DATA
Start

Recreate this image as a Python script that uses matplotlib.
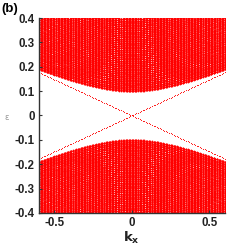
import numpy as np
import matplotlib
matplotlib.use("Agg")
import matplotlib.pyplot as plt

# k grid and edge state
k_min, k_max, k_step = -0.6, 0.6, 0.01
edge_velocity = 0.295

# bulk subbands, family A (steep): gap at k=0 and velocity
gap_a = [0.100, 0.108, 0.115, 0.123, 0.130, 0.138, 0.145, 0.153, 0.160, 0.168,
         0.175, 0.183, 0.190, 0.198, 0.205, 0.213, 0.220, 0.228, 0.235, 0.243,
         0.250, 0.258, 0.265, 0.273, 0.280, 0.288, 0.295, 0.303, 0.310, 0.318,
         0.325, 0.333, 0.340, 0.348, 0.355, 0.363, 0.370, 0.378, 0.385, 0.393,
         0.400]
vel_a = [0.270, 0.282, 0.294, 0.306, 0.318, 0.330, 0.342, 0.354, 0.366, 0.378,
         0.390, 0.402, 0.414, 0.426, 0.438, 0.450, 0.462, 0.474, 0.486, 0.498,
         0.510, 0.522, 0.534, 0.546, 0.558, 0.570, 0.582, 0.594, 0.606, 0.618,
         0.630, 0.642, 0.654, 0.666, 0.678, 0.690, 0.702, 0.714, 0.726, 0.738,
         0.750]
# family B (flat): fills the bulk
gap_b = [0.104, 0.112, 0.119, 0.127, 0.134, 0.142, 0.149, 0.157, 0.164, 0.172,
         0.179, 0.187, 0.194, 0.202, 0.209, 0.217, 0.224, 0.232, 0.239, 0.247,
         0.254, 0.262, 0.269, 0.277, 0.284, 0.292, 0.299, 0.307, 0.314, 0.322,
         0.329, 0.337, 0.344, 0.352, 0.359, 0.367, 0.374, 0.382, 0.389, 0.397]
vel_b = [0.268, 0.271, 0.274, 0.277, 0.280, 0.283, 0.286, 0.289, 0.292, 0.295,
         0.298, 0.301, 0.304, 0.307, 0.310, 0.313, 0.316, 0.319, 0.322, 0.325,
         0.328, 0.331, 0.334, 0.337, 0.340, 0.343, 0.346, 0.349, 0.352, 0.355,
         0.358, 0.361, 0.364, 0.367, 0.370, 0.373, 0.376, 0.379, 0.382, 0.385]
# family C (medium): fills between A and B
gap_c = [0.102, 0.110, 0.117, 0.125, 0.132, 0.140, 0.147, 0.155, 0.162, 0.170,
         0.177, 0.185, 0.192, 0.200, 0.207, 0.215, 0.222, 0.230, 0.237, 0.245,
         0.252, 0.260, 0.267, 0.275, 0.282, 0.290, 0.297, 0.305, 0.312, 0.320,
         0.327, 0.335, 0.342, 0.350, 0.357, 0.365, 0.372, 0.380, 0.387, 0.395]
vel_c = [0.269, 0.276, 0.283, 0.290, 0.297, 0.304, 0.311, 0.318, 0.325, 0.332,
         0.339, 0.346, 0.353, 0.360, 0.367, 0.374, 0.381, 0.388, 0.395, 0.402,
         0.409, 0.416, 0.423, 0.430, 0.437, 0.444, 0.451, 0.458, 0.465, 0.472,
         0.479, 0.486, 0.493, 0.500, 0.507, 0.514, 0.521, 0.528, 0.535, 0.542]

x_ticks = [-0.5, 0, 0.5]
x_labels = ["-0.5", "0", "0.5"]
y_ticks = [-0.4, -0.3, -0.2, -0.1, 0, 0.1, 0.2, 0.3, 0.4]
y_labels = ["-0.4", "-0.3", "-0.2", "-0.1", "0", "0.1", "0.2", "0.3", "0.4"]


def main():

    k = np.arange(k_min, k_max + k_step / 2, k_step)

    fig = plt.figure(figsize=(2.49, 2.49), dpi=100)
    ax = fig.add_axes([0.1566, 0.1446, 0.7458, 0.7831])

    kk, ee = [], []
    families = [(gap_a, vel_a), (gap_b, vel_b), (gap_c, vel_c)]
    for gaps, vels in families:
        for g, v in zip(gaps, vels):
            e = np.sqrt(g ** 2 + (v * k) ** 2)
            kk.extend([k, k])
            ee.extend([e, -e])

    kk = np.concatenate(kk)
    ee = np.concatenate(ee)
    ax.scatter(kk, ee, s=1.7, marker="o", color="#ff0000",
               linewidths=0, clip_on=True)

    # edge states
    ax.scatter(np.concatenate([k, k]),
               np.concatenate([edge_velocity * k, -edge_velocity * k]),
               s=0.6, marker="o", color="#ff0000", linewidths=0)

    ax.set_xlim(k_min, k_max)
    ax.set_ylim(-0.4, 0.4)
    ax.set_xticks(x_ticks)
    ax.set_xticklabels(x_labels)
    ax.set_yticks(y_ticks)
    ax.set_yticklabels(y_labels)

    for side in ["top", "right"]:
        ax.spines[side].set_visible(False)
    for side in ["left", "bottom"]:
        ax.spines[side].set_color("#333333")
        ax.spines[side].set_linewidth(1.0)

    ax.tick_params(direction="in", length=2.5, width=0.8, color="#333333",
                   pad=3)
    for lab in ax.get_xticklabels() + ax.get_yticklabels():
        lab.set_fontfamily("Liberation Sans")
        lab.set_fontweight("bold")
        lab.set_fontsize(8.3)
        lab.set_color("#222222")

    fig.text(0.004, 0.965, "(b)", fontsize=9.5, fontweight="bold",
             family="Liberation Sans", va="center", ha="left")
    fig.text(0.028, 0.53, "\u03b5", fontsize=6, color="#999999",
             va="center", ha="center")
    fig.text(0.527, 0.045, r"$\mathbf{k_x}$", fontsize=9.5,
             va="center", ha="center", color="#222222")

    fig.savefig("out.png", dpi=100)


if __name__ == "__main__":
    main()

End

GOAL OF THE EXERCISE
Without any pictures, reproduce the lines from the first one in the material through the line that has "edge_velocity = 0.295", exactly as they appear.

THE RESPONSE
Recreate this image as a Python script that uses matplotlib.
import numpy as np
import matplotlib
matplotlib.use("Agg")
import matplotlib.pyplot as plt

# k grid and edge state
k_min, k_max, k_step = -0.6, 0.6, 0.01
edge_velocity = 0.295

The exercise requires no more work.